Entre désillusions et licenciement massifs, les yuppies désertent les grandes villes côtières.
Leur nouvel eldorado, une ville peu connue des touristes : Boise, capitale de l'Idaho, à l'est de Portland, l'une des villes les plus isolées des États-Unis. Mais aussi animée, bon marché, chaleureuse et proche de la nature, s'enthousiasment les nouveaux arrivants. De plus en plus de jeunes se détournent du littoral pour explorer l'intérieur du pays, laissant derrière eux grandes métropoles et boulots dans la tech, indique un rapport.
Au revoir les logiciels, bonjour les semi-conducteurs
Avec sa rivière, ses montagnes et ses multiples coffee shops, Boise est devenue au cours de la dernière décennie le foyer d’un boom technologique. Micron, spécialiste des semi-conducteurs, y construit une usine qui devrait ouvrir ses portes en 2025, et deux sociétés locales ont été rachetées par des grands noms du secteur : Kount a été acquis par Equifax en 2021, et TSheets par Intuit en 2017. Une étude analysant les « tech migrations » a aussi révélé que l'Idaho était l’État avec la plus grande augmentation d'emplois technologiques, rappelle Wired. Sur Handshake, site destiné à la recherche d'emplois pour les étudiants et jeunes diplômés, les candidatures pour les postes localisés à Boise ont augmenté de 116 % l'année dernière. Ce phénomène fait de la capitale de l'Idaho la deuxième ville où les recherches de travail se sont le plus accrues, après Columbia dans le Maryland.
En outre, les jeunes s'écartent des emplois traditionnellement populaires proposés par les compagnies du Web. Désormais, beaucoup préfèrent rejoindre l'industrie manufacturière, des entreprises de matériel informatique et de semi-conducteurs, ou candidater pour des postes de fonctionnaires. En 2021, plus de 40 % des candidatures soumises sur Handshake ont été adressées à des sociétés d'Internet et de logiciels, un chiffre tombé à 25 % en septembre 2023. Dans le même temps, les candidatures à des emplois gouvernementaux ont doublé. Un constat aussi dressé par Fortune, qui souligne : « La génération Z et la génération Y tentent d’éviter les licenciements en se tournant vers des emplois gouvernementaux mal payés mais "stables" ». En cause : la grosse claque de la désillusion. Les jeunes diplômés spécialisés dans l'informatique s'attendaient à embrasser une carrière lucrative chez Meta, Amazon et compagnie. À la place, ils ont été confrontés aux gels d’embauche et aux licenciements massifs.
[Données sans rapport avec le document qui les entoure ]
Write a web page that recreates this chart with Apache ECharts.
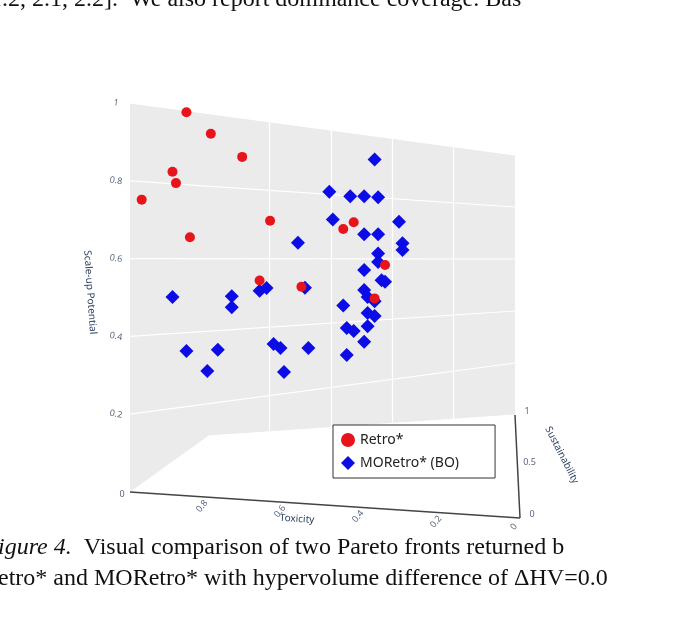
<!DOCTYPE html>
<html><head><meta charset="utf-8">
<script src="https://cdn.jsdelivr.net/npm/echarts@6/dist/echarts.min.js"></script>
<style>html,body{margin:0;padding:0;background:#fff}#c{width:673px;height:623px}</style>
</head><body><div id="c"></div>
<script>
// data: [toxicity, sustainability, scale-up potential]
const retroTox = [0.95,0.88,0.79,0.99,0.98,1.00,0.94,0.71,0.50,0.47,0.74,0.62,0.38,0.41];
const retroSus = [0.5,0.5,0.5,0.5,0.5,0.15,0.5,0.5,0.5,0.5,0.5,0.5,0.5,0.5];
const retroUp  = [0.92,0.885,0.85,0.754,0.727,0.73,0.595,0.694,0.728,0.758,0.518,0.524,0.649,0.534];
const moTox = [0.41,0.54,0.48,0.44,0.40,0.53,0.44,0.40,0.34,0.63,0.33,0.33,0.40,0.40,0.44,0.39,0.38,0.44,0.43,0.41,
  0.99,0.82,0.82,0.72,0.74,0.61,0.50,0.43,0.41,0.49,0.47,0.43,0.95,0.86,0.70,0.68,0.60,0.44,0.49,0.89,0.67];
const moSus = moTox.map(()=>0.5);
const moUp = [0.978,0.829,0.836,0.850,0.861,0.748,0.730,0.742,0.803,0.651,0.735,0.713,0.680,0.653,0.617,0.597,0.595,0.554,0.534,0.525,
  0.431,0.46,0.43,0.501,0.489,0.523,0.492,0.483,0.478,0.425,0.419,0.441,0.296,0.309,0.345,0.336,0.347,0.39,0.341,0.249,0.268];
const toxTicks = [1,0.8,0.6,0.4,0.2,0];
const toxLabels = ['0','0.8','0.6','0.4','0.2','0'];
const susTicks = [0,0.5,1];
const upTicks = [0.2,0.4,0.6,0.8,1];

function proj(t,s,u){
  const a = 1-t;
  const x = 130 + 390*a + s*(78-83*a);
  const y = 492 + 26*a + s*(-56-47*a) - u*(389-129*a);
  return [x,y];
}
const retroPts = retroTox.map((t,i)=>proj(t,retroSus[i],retroUp[i]));
const moPts = moTox.map((t,i)=>proj(t,moSus[i],moUp[i]));

const wall = [proj(1,0,1),proj(0,1,1),proj(0,1,0),proj(1,1,0),proj(1,0,0)];
const gridLines = [];
toxTicks.slice(1,5).forEach(t=>{
  gridLines.push({coords:[proj(t,0,0),proj(t,1,0)]});
  gridLines.push({coords:[proj(t,1,0),proj(t,1,1)]});
});
susTicks.slice(1).forEach(s=>gridLines.push({coords:[proj(1,s,0),proj(0,s,0)]}));
upTicks.forEach(u=>gridLines.push({coords:[proj(1,0,u),proj(0,1,u)]}));
const axisLines = [
  {coords:[proj(1,0,0),proj(0,0,0)]},
  {coords:[proj(0,0,0),proj(0,1,0)]}
];
const tickLabelData = [];
toxTicks.forEach((t,i)=>{const p=proj(t,0,0);tickLabelData.push({value:[p[0]+(i==0?-8:-6),p[1]+(i==0?2:9)],txt:toxLabels[i],label:{rotate:i==0?0:50}});});
susTicks.forEach(s=>{const p=proj(0,s,0);tickLabelData.push({value:[p[0]+12,p[1]-4],txt:String(s),label:{rotate:0}});});
upTicks.forEach(u=>{const p=proj(1,0,u);tickLabelData.push({value:[p[0]-14,p[1]],txt:String(u),label:{rotate:-10}});});

const chart = echarts.init(document.getElementById('c'));
chart.setOption({
  animation:false,
  grid:{left:0,right:0,top:0,bottom:0},
  xAxis:{type:'value',min:0,max:673,show:false},
  yAxis:{type:'value',min:0,max:623,inverse:true,show:false},
  legend:{orient:'vertical',left:333,top:425,itemWidth:14,itemHeight:14,itemGap:9,padding:[8,36,8,8],
    borderColor:'#333',borderWidth:1,backgroundColor:'#fff',
    textStyle:{fontFamily:'Noto Sans',fontSize:14,color:'#222'},
    data:[{name:'Retro*',icon:'circle'},{name:'MORetro* (BO)',icon:'diamond'}]},
  series:[
    {type:'custom',silent:true,z:1,data:[0],renderItem:(p,api)=>({type:'polygon',
      shape:{points:wall.map(c=>api.coord(c))},style:{fill:'#ebebeb'}})},
    {type:'lines',coordinateSystem:'cartesian2d',silent:true,z:2,data:gridLines,lineStyle:{color:'#ffffff',width:1.2,opacity:1}},
    {type:'lines',coordinateSystem:'cartesian2d',silent:true,z:2,data:axisLines,lineStyle:{color:'#444',width:1.5,opacity:1}},
    {type:'scatter',silent:true,z:3,symbolSize:0,data:tickLabelData,
      label:{show:true,formatter:p=>p.data.txt,fontFamily:'Noto Sans',fontSize:9,color:'#2a3f5f',position:'inside'}},
    {name:'Retro*',type:'scatter',z:5,symbol:'circle',symbolSize:10,data:retroPts,itemStyle:{color:'#e8141c',opacity:1}},
    {name:'MORetro* (BO)',type:'scatter',z:4,symbol:'diamond',symbolSize:14,data:moPts,itemStyle:{color:'#0c0ce6',opacity:1}}
  ],
  graphic:[
    {type:'text',x:-10,y:-12,style:{text:'1.2, 2.1, 2.2].  We also report dominance coverage. Bas',font:'24px "Liberation Serif"',fill:'#111'}},
    {type:'text',x:280,y:513,rotation:-0.06,style:{text:'Toxicity',font:'10px "Noto Sans"',fill:'#2a3f5f'}},
    {type:'text',x:92,y:250,rotation:-1.5,style:{text:'Scale-up Potential',font:'10px "Noto Sans"',fill:'#2a3f5f'}},
    {type:'text',x:552,y:425,rotation:-1.1,style:{text:'Sustainability',font:'10px "Noto Sans"',fill:'#2a3f5f'}},
    {type:'text',x:-2,y:536,style:{rich:{i:{font:'italic 24px "Liberation Serif"',fill:'#111'},n:{font:'24px "Liberation Serif"',fill:'#111'}},
      text:'{i|igure 4.}{n|  Visual comparison of two Pareto fronts returned b}'}},
    {type:'text',x:-2,y:567,style:{text:'etro* and MORetro* with hypervolume difference of \u0394HV=0.0',font:'24px "Liberation Serif"',fill:'#111'}}
  ]
});
</script></body></html>
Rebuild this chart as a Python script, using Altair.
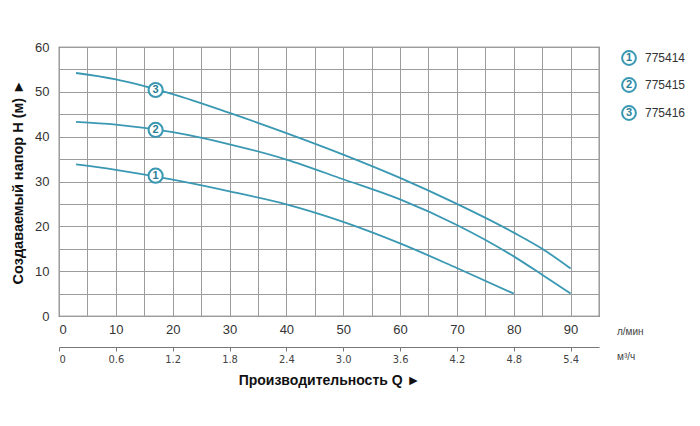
import altair as alt
import pandas as pd

# --- data ---
q_lmin = [3, 10, 20, 30, 40, 50, 60, 70, 80, 85, 90]
h_775414 = [33.8, 32.6, 30.4, 27.8, 24.9, 21.0, 16.2, 10.7, 5.0]
h_775415 = [43.3, 42.7, 41.0, 38.3, 34.9, 30.5, 26.0, 20.3, 13.3, 9.2, 5.0]
h_775416 = [54.2, 52.8, 49.5, 45.3, 40.8, 36.0, 30.8, 25.0, 18.6, 15.0, 10.6]
models = ["775414", "775415", "775416"]
marker_nums = ["1", "2", "3"]
marker_q = [17, 17, 17]
marker_h = [31.3, 41.5, 50.4]
m3h_ticks = [0, 0.6, 1.2, 1.8, 2.4, 3.0, 3.6, 4.2, 4.8, 5.4]
x_grid = list(range(0, 96, 5))
y_grid = list(range(0, 61, 5))

LINE = "#3a98b3"
DARK = "#2a7f96"
FONT = "Liberation Sans"
NARROW = "Liberation Sans Narrow, DejaVu Sans Condensed, Liberation Sans"

rows = []
for name, hs in zip(models, [h_775414, h_775415, h_775416]):
    for i, h in enumerate(hs):
        rows.append({"model": name, "q": q_lmin[i], "h": h, "order": i})
curves = pd.DataFrame(rows)
markers = pd.DataFrame({"q": marker_q, "h": marker_h, "n": marker_nums})
legend_df = pd.DataFrame({"n": marker_nums, "model": models, "yy": [11, 38, 66]})
m3 = pd.DataFrame({"m3": m3h_ticks})

xscale = alt.Scale(domain=[0, 95], nice=False, zero=False)
yscale = alt.Scale(domain=[0, 60], nice=False)

xaxis = alt.Axis(values=x_grid, grid=True, gridColor="#9c9c9c", gridWidth=1,
                 domain=False, ticks=False, labelFontSize=13, labelColor="#333",
                 labelPadding=7, labelFont=FONT, title=None,
                 labelExpr="datum.value % 10 == 0 && datum.value <= 90 ? datum.label : ''")
yaxis = alt.Axis(values=y_grid, grid=True, gridColor="#9c9c9c", gridWidth=1,
                 domain=False, ticks=False, labelFontSize=13, labelColor="#333",
                 labelPadding=10, labelFont=FONT,
                 labelExpr="datum.value % 10 == 0 ? datum.label : ''",
                 title="Создаваемый напор H (м) ►", titleFontSize=14.5,
                 titleFontWeight="bold", titleFont=FONT, titleColor="#111",
                 titlePadding=9)

lines = alt.Chart(curves).mark_line(color=LINE, strokeWidth=1.8, interpolate="monotone").encode(
    x=alt.X("q:Q", scale=xscale, axis=xaxis),
    y=alt.Y("h:Q", scale=yscale, axis=yaxis),
    detail="model:N",
    order="order:Q",
)

circ = alt.Chart(markers).mark_point(shape="circle", filled=True, fill="white",
                                     stroke=LINE, strokeWidth=2, size=200, opacity=1).encode(
    x=alt.X("q:Q", scale=xscale, axis=None), y=alt.Y("h:Q", scale=yscale, axis=None))
nums = alt.Chart(markers).mark_text(font=FONT, fontSize=11, fontWeight="bold", color=DARK).encode(
    x=alt.X("q:Q", scale=xscale, axis=None), y=alt.Y("h:Q", scale=yscale, axis=None), text="n:N")

sec = alt.Chart(m3).mark_point(opacity=0).encode(
    x=alt.X("m3:Q", scale=alt.Scale(domain=[0, 5.7], nice=False, zero=False),
            axis=alt.Axis(orient="bottom", offset=31, values=m3h_ticks,
                          labelExpr="datum.value == 0 ? '0' : format(datum.value, '.1f')",
                          domainColor="#777", tickColor="#777", tickSize=4,
                          labelFont=NARROW, labelFontSize=11,
                          labelColor="#444", labelPadding=2, grid=False,
                          title="Производительность Q ►", titleFont=FONT,
                          titleFontSize=14, titleFontWeight="bold", titleColor="#111",
                          titlePadding=9)),
    y=alt.Y("m3:Q", axis=None),
)

units = alt.Chart(pd.DataFrame({"t": ["л/мин", "м³/ч"], "yy": [285, 310]})).mark_text(
    font=FONT, fontSize=10, color="#444", align="left", baseline="middle").encode(
    x=alt.value(558), y=alt.Y("yy:Q", scale=None, axis=None), text="t:N")

leg_c = alt.Chart(legend_df).mark_point(shape="circle", filled=True, fill="white",
                                        stroke=LINE, strokeWidth=2, size=190, opacity=1).encode(
    x=alt.value(570), y=alt.Y("yy:Q", scale=None, axis=None))
leg_n = alt.Chart(legend_df).mark_text(font=FONT, fontSize=11, fontWeight="bold", color=DARK).encode(
    x=alt.value(570), y=alt.Y("yy:Q", scale=None, axis=None), text="n:N")
leg_t = alt.Chart(legend_df).mark_text(font=FONT, fontSize=12, color="#333", align="left").encode(
    x=alt.value(586), y=alt.Y("yy:Q", scale=None, axis=None), text="model:N")

chart = alt.layer(lines, circ, nums, sec, units, leg_c, leg_n, leg_t).resolve_scale(
    x="independent", y="independent"
).properties(
    width=540, height=269,
    autosize=alt.AutoSizeParams(type="none"),
    padding={"left": 59, "top": 47, "right": 101, "bottom": 110},
    background="white",
).configure_view(stroke="#555", strokeWidth=1.2)

chart.save("out.html", embed_options={"renderer": "svg", "actions": False})
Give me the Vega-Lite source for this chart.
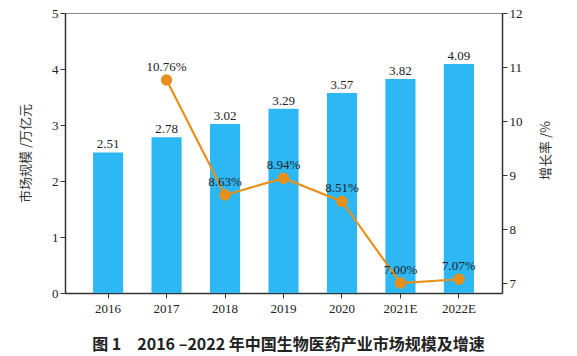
{
  "$schema": "https://vega.github.io/schema/vega-lite/v6.json",
  "autosize": {"type": "none"},
  "width": 437,
  "height": 280,
  "padding": {"left": 65, "top": 13, "right": 75, "bottom": 63},
  "background": "white",
  "config": {
    "view": {"stroke": "#888888", "strokeWidth": 1},
    "font": "Liberation Serif",
    "axis": {"grid": false, "domainColor": "#333333", "tickColor": "#333333", "labelColor": "#222222", "labelFont": "Liberation Serif", "labelFontSize": 13, "titleFont": "Noto Sans CJK SC", "titleFontWeight": "normal", "titleFontSize": 13, "titleColor": "#333333"}
  },
  "title": {
    "text": "图 1　2016 –2022 年中国生物医药产业市场规模及增速",
    "orient": "bottom",
    "anchor": "middle",
    "font": "Noto Sans CJK SC",
    "fontSize": 16,
    "fontWeight": "bold",
    "color": "#222222",
    "offset": 22,
    "dx": 5
  },
  "data": {
    "values": [
      {"year": "2016", "size": 2.51, "growth": null},
      {"year": "2017", "size": 2.78, "growth": 10.76},
      {"year": "2018", "size": 3.02, "growth": 8.63},
      {"year": "2019", "size": 3.29, "growth": 8.94},
      {"year": "2020", "size": 3.57, "growth": 8.51},
      {"year": "2021E", "size": 3.82, "growth": 7.00},
      {"year": "2022E", "size": 4.09, "growth": 7.07}
    ]
  },
  "encoding": {
    "x": {
      "field": "year", "type": "ordinal", "sort": null,
      "scale": {"paddingInner": 0.485, "paddingOuter": 0.48},
      "axis": {"title": null, "labelAngle": 0, "tickSize": 5, "labelPadding": 4, "domainWidth": 1.5}
    }
  },
  "layer": [
    {
      "layer": [
        {"mark": {"type": "bar", "color": "#2DB7F5"}},
        {"mark": {"type": "text", "dy": -8, "fontSize": 13, "font": "Liberation Serif", "color": "#222222"},
         "encoding": {"text": {"field": "size", "type": "quantitative", "format": ".2f"}}}
      ],
      "encoding": {
        "y": {
          "field": "size", "type": "quantitative",
          "scale": {"domain": [0, 5], "nice": false},
          "axis": {"title": "市场规模 /万亿元", "values": [0, 1, 2, 3, 4, 5], "tickSize": 5, "domainWidth": 1.5, "titleAngle": -90, "titleX": -40, "titleY": 140, "titleBaseline": "middle", "titleAlign": "center"}
        }
      }
    },
    {
      "transform": [
        {"filter": "datum.growth != null"},
        {"calculate": "format(datum.growth, '.2f') + '%'", "as": "label"}
      ],
      "layer": [
        {"mark": {"type": "line", "color": "#E8901C", "strokeWidth": 2.2}},
        {"mark": {"type": "point", "filled": true, "color": "#E8901C", "size": 130, "opacity": 1}},
        {"mark": {"type": "text", "dy": -13, "fontSize": 13, "font": "Liberation Serif", "color": "#222222"},
         "encoding": {"text": {"field": "label", "type": "nominal"}}}
      ],
      "encoding": {
        "y": {
          "field": "growth", "type": "quantitative",
          "scale": {"domain": [6.815, 12], "nice": false, "zero": false},
          "axis": {"orient": "right", "title": "增长率 /%", "values": [7, 8, 9, 10, 11, 12], "tickSize": 5, "domainWidth": 1.5, "titleAngle": -90, "titleX": 43, "titleY": 137, "titleBaseline": "middle", "titleAlign": "center"}
        }
      }
    }
  ],
  "resolve": {"scale": {"y": "independent"}}
}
Entre 2022 et 2023, plus de 400 000 personnes ont été licenciées dans la tech. Les dernières entreprises concernées : Twitch, Discord, Duolingo, Amazon et Google.
« Ici, vous pouvez très facilement vous permettre d’avoir le style de vie dont vous rêvez »
Si une partie de la croissance économique de Boise est imputable à la tech, elle est aussi stimulée par la culture entrepreneuriale locale. Boise, c'est un peu le Nashville ou Austin d'il y a 20 ans, affirme Clark Krause, à la tête du Boise Valley Economic Partnership. Les restaurants gastronomiques fleurissent, la ville a son propre festival de musique et les pistes de ski ne sont pas loin. Pour un petit appartement, il faut débourser en moyenne 1300$ par mois, contre 3 400 à San Francisco. « Ici, vous pouvez très facilement vous permettre d’avoir le style de vie dont vous rêvez », explique Clark Krause. Une croissance qui a un coût. Les prix des logements ont augmenté de 50 % depuis 2019. La ville a aussi investi 340 millions de dollars pour rendre son centre-ville plus accessible à pied et a annoncé l'année dernière son intention de réaménager des centaines de logements abordables.
D'après certains experts, la roue devrait tourner dans le secteur de la tech, les recrutements reprendre. Pas sûr que cela suffise à regagner le cœur d'une génération Z en quête de sécurité et de confort. « Lorsque vous recherchez la stabilité et que vous voyez ensuite les gros titres sur les licenciements, cela n'évoque pas la stabilité », relève Christine Cruzvergara pour Wired. « Aux États-Unis, le déménagement vers des villes plus abordables et non côtières est attrayant pour une génération qui a vu les millennials se débattre sous l’endettement étudiant et la hausse des coûts du logement », souligne le média.